## begin Dataset extract

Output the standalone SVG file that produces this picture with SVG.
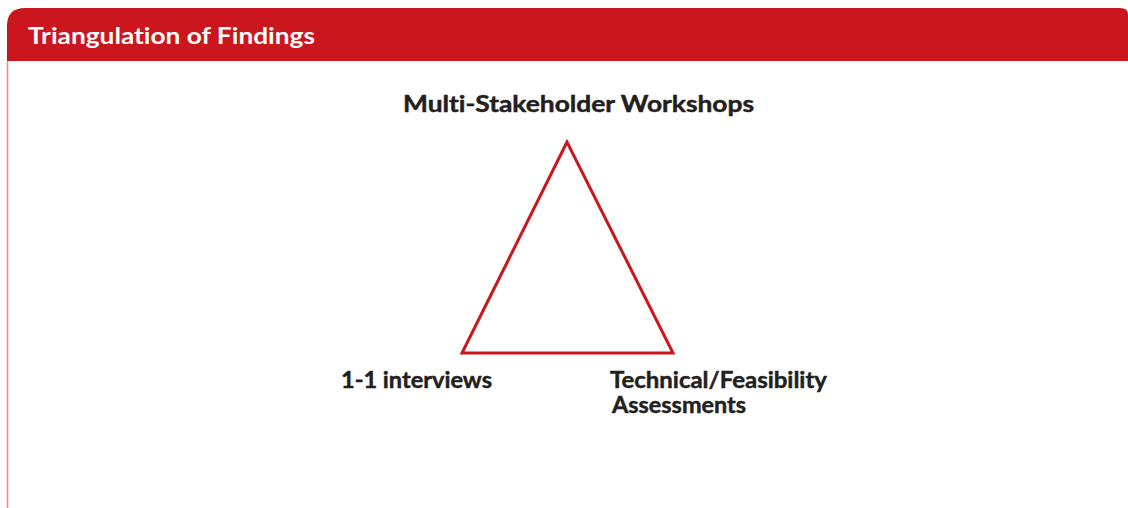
<svg xmlns="http://www.w3.org/2000/svg" width="1128" height="508" viewBox="0 0 1128 508">
<style>
.lbl{font-family:Lato,"Open Sans","Liberation Sans",sans-serif;font-weight:bold;font-size:22px;fill:#231f20;stroke:#231f20;stroke-width:0.45;font-variant-ligatures:none}
.ttl{font-family:Lato,"Open Sans","Liberation Sans",sans-serif;font-weight:bold;font-size:23px;fill:#ffffff;font-variant-ligatures:none}
</style>
<rect width="1128" height="508" fill="#ffffff"/>
<g id="header">
<path d="M7,61 V26 Q7,8 25,8 H1120 Q1128,8 1128,14 V61 Z" fill="#cc161e"/>
<line x1="7.5" y1="61" x2="7.5" y2="508" stroke="#ec8b90" stroke-width="1.6"/>
<text class="ttl" x="28" y="44" textLength="287" lengthAdjust="spacingAndGlyphs">Triangulation of Findings</text>
</g>
<g id="connectors">
<polygon points="567,142 462,353 673,353" fill="none" stroke="#cc161e" stroke-width="3" stroke-linejoin="miter"/>
</g>
<g id="node-workshops">
<text class="lbl" x="403" y="112" textLength="351" lengthAdjust="spacingAndGlyphs">Multi-Stakeholder Workshops</text>
</g>
<g id="node-interviews">
<text class="lbl" x="341" y="388" textLength="151" lengthAdjust="spacingAndGlyphs">1-1 interviews</text>
</g>
<g id="node-technical">
<text class="lbl" x="610" y="388" textLength="217" lengthAdjust="spacingAndGlyphs">Technical/Feasibility</text>
<text class="lbl" x="612" y="413" textLength="134" lengthAdjust="spacingAndGlyphs">Assessments</text>
</g>
</svg>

## end Dataset extract

Transcribe each line above verbatim, with the pictures left out.

## Final answer
Output the standalone SVG file that produces this picture with SVG.
<svg xmlns="http://www.w3.org/2000/svg" width="1128" height="508" viewBox="0 0 1128 508">
<style>
.lbl{font-family:Lato,"Open Sans","Liberation Sans",sans-serif;font-weight:bold;font-size:22px;fill:#231f20;stroke:#231f20;stroke-width:0.45;font-variant-ligatures:none}
.ttl{font-family:Lato,"Open Sans","Liberation Sans",sans-serif;font-weight:bold;font-size:23px;fill:#ffffff;font-variant-ligatures:none}
</style>
<rect width="1128" height="508" fill="#ffffff"/>
<g id="header">
<path d="M7,61 V26 Q7,8 25,8 H1120 Q1128,8 1128,14 V61 Z" fill="#cc161e"/>
<line x1="7.5" y1="61" x2="7.5" y2="508" stroke="#ec8b90" stroke-width="1.6"/>
<text class="ttl" x="28" y="44" textLength="287" lengthAdjust="spacingAndGlyphs">Triangulation of Findings</text>
</g>
<g id="connectors">
<polygon points="567,142 462,353 673,353" fill="none" stroke="#cc161e" stroke-width="3" stroke-linejoin="miter"/>
</g>
<g id="node-workshops">
<text class="lbl" x="403" y="112" textLength="351" lengthAdjust="spacingAndGlyphs">Multi-Stakeholder Workshops</text>
</g>
<g id="node-interviews">
<text class="lbl" x="341" y="388" textLength="151" lengthAdjust="spacingAndGlyphs">1-1 interviews</text>
</g>
<g id="node-technical">
<text class="lbl" x="610" y="388" textLength="217" lengthAdjust="spacingAndGlyphs">Technical/Feasibility</text>
<text class="lbl" x="612" y="413" textLength="134" lengthAdjust="spacingAndGlyphs">Assessments</text>
</g>
</svg>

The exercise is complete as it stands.